Level 16 (3,092 Credits)
This question is closed.
Answers (26)
  • I think that adoptees are dismissed because the "purchase agreement" they were obtained under gave many of the customers a "lifetime guarantee" of "totally gratitude and loyalty." The sales-pitch they bought into was that adoption was EXACTLY like giving birth except without the morning sickness and stretch marks. They thus expect that the adopted person will NOT want to seek out their natural families. The "experts" told the PAPs this. Many thousands of dollars changed hands on this promise, particularly in the "closed adoption era." But even today, adopters are made the same promise and most adoption agency marketing is based on this same myth. Plus the legal lie of "As If Born To" that underpins falsified and sealed adoption records even provides tacit and overt social sanction for this myth.
    Momzilla4

    Answer by Momzilla4 at 2:41 PM on Jul. 22, 2008

  • Just my opinion, but I think some adoptive moms want to view all adoption as a happy and wonderful experience for all, and hearing unhappy adoptees spoils their perfect image of adoption. Plus, they want and need to believe that if they are good mothers their adopted children will have no adoption issues.
    Southernroots

    Answer by Southernroots at 7:36 PM on Jul. 19, 2008

  • As an adoptive mother, I can say for myself that I do not feel that way. My children are entitled to have their feelings. I hope they will feel that they are able to talk to me about it when the time comes. I would much rather they be open with me about it, than try to keep it in to spare my feelings.
    romeece

    Answer by romeece at 8:46 PM on Jul. 19, 2008

  • My adoptive mother is very jealous of the relationship that I have with my birthmother. I think that she feels that if she had doe a "good enough" job raising me, I would have no need to have contact with my birth family. I wish that she could just be happy for me.
    lawmom623

    Answer by lawmom623 at 11:38 PM on Jul. 19, 2008

  • As an adoptive mother myself, I cannot imagine hating my daughter or any other child who was adopted because they miss their birth family. Our daughters birth mother is not in the picture, nor will she be in the near future, but when my daughter is old enough I will answer any questions she has as honestly as I can, AS HER AGE PERMITS. There are some things about her birth mom that I do not believe she will need to know until she's an adult.
    mommytoadam

    Answer by mommytoadam at 11:10 AM on Jul. 21, 2008

  • I'm not sure that they really hate more than they are hurt. If you spent the past 18 years raising and loving and supporting a child and loving that child as your own flesh and blood you would be hurt too if they came to you one day and said i want to find my mother.
    feesharose

    Answer by feesharose at 5:11 PM on Jul. 21, 2008

  • There you go again Adopteeme and Southernroots... propogating division. I cannot believe how it never stops with you. Adopteeme, seriously, haven't you found a counselor yet???
    Anonymous

    Answer by Anonymous at 12:22 AM on Jul. 22, 2008

  • quote: Anonymous

    There you go again Adopteeme and Southernroots... propogating division. I cannot believe how it never stops with you. Adopteeme, seriously, haven't you found a counselor yet???

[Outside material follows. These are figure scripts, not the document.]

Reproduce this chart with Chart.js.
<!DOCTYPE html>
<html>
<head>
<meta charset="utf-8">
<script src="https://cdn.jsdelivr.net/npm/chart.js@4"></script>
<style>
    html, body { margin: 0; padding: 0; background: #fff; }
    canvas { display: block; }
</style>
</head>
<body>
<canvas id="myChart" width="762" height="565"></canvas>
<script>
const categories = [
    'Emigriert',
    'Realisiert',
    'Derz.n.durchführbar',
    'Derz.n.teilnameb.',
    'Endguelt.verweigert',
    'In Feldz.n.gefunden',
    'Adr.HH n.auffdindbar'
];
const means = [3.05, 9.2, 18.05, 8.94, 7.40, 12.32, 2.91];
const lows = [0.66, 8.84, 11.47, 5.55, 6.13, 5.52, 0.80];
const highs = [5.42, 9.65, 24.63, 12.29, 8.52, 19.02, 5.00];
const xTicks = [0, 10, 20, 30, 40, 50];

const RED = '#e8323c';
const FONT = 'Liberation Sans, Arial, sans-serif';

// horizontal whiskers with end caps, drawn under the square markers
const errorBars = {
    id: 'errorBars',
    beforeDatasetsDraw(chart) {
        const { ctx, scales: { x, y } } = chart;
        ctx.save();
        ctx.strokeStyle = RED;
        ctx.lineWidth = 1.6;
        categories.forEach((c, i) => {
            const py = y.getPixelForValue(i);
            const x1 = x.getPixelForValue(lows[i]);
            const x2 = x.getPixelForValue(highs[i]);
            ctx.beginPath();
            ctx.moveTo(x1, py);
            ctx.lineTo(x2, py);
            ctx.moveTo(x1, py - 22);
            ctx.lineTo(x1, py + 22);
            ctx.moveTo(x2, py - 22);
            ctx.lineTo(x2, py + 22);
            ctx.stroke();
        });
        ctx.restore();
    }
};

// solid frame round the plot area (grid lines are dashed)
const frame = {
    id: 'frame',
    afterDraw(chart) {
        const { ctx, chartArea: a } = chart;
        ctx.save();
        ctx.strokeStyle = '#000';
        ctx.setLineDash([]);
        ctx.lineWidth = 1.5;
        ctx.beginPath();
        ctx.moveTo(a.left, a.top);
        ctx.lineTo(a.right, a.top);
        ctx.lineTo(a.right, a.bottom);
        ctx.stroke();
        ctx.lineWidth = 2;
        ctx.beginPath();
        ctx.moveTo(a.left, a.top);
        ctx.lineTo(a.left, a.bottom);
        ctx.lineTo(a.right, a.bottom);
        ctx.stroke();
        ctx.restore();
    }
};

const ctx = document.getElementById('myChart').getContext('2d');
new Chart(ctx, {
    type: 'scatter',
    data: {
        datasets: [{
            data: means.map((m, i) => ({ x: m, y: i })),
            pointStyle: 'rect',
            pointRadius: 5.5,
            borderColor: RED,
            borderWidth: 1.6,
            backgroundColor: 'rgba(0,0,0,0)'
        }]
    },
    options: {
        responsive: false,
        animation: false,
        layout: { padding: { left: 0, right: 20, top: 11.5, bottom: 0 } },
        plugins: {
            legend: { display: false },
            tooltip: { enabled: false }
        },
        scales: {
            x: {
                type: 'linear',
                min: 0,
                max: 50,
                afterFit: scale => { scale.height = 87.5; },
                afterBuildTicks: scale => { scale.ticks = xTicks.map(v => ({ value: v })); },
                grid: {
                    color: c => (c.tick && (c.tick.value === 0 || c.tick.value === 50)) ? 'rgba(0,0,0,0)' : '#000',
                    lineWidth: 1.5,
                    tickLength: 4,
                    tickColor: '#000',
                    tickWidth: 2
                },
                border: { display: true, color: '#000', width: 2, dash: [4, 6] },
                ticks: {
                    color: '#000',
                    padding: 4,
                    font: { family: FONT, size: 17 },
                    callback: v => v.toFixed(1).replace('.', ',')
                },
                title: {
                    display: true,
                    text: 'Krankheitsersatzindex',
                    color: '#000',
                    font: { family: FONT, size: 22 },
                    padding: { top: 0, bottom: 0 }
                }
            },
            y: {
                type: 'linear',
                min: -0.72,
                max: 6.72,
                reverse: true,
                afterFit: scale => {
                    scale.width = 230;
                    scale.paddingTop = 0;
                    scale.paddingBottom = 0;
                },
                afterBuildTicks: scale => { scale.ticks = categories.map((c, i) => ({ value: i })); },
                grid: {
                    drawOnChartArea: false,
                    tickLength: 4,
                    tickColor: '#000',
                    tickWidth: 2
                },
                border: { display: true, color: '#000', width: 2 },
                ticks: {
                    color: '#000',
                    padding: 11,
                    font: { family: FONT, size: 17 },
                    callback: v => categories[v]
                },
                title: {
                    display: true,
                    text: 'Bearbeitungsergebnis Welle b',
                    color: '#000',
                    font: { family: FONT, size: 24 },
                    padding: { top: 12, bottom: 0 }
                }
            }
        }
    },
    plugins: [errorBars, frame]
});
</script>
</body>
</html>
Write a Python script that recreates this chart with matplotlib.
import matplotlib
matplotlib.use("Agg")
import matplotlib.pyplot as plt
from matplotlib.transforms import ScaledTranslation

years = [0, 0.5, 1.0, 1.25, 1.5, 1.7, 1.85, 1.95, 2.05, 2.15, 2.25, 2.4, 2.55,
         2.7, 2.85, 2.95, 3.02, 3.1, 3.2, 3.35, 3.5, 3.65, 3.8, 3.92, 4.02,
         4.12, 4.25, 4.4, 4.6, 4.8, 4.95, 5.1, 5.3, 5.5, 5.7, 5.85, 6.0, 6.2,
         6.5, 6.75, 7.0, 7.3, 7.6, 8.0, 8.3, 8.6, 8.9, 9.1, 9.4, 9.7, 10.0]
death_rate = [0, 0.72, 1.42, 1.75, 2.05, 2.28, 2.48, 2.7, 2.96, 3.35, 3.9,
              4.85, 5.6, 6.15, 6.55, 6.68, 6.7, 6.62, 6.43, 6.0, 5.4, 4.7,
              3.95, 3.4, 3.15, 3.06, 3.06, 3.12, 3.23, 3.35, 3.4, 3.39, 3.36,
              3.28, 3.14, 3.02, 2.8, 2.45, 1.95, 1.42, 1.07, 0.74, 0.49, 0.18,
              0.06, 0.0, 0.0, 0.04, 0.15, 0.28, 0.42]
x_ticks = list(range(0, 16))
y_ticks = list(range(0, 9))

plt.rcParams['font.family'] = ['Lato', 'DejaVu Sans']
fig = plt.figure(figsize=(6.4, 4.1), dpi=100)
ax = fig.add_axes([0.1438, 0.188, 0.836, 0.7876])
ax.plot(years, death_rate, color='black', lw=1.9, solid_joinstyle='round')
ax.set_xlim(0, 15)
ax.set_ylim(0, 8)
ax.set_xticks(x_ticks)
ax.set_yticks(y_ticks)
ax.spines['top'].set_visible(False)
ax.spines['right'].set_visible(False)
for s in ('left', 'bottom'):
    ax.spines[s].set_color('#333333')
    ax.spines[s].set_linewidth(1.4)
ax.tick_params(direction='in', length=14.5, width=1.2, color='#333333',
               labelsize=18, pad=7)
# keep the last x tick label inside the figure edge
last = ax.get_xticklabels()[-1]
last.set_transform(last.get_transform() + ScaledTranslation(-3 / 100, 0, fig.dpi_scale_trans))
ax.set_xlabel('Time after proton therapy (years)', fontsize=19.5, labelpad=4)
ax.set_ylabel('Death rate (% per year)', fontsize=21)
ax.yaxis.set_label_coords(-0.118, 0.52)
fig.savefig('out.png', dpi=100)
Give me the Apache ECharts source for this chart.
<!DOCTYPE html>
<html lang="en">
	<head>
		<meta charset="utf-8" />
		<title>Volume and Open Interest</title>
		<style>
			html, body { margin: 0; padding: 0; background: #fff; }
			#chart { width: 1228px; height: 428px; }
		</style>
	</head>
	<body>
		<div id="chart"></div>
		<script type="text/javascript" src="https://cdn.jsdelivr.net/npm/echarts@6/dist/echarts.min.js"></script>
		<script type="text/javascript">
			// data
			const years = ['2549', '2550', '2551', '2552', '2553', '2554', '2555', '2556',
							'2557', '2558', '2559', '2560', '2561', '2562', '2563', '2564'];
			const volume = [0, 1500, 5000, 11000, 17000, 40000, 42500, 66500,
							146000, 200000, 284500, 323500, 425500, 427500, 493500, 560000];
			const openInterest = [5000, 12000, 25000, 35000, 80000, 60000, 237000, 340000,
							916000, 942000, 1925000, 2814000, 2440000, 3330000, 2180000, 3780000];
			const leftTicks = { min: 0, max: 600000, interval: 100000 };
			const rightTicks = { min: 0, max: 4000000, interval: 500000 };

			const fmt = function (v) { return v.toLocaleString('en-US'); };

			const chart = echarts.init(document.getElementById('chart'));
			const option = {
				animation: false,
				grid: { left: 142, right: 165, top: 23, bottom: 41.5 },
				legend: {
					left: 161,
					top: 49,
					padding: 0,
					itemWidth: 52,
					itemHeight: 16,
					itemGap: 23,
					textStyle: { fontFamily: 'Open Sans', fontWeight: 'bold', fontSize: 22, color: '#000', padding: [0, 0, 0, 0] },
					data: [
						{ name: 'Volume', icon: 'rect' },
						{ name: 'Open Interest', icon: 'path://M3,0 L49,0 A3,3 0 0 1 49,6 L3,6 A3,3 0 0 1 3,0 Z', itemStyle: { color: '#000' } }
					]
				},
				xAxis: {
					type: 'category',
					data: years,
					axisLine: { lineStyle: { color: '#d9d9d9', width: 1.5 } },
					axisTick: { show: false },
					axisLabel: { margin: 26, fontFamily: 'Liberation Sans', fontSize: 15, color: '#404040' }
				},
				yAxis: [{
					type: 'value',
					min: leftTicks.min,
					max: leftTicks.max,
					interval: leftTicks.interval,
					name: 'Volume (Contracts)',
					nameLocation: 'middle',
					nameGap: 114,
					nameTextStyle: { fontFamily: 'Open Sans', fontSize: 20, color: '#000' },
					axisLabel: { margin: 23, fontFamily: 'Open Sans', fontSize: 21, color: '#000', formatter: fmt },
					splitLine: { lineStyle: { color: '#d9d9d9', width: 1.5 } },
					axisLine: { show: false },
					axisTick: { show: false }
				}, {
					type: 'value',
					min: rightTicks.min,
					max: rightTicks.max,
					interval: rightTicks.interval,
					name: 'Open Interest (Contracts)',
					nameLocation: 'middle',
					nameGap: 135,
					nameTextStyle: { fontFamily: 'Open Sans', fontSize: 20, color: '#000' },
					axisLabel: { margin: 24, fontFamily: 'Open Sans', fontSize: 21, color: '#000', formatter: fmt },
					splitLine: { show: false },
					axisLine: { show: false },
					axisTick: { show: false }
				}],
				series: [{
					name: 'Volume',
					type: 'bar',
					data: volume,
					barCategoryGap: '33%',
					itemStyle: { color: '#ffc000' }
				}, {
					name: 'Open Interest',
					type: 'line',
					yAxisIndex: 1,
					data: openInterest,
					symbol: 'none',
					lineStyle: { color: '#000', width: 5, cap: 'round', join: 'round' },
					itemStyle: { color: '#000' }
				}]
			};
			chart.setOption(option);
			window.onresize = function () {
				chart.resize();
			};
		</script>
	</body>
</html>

    ahhhhhhh......the GIFT of adoption- giving again and again.

    “ I would sooner have you hate me for telling you the truth than adore me for telling you lies.” Pietro Aretino
    adopteeme

    Answer by adopteeme at 4:04 AM on Jul. 22, 2008

  • Anonymous ,

    You must be VERY worried that YOUR adoptee will grow up bitter and angry and ungrateful (gasp) to have been adopted if you are so concerned about me- to follow my posts around cafe mom. Otherwise- I wouldn't be such a threat to you and a thorn in your side for you to post such a thing.


    in the mean time.......

    “The road to truth is long, and lined the entire way with annoying bastards.”
    Alexander Jablokov

    blowing kisses

    adopteeme

    Answer by adopteeme at 7:11 AM on Jul. 22, 2008

  • (message continued)

    Much as to change, legally and socially, and adoptees speaking out can make a HUGE difference, along with adoptive parents SUPPORTING adoptees when the adoptee wants to search for and/or recognize their natural family as family. Adoptive parents should focus their anger at the agencies and sue them for false advertising.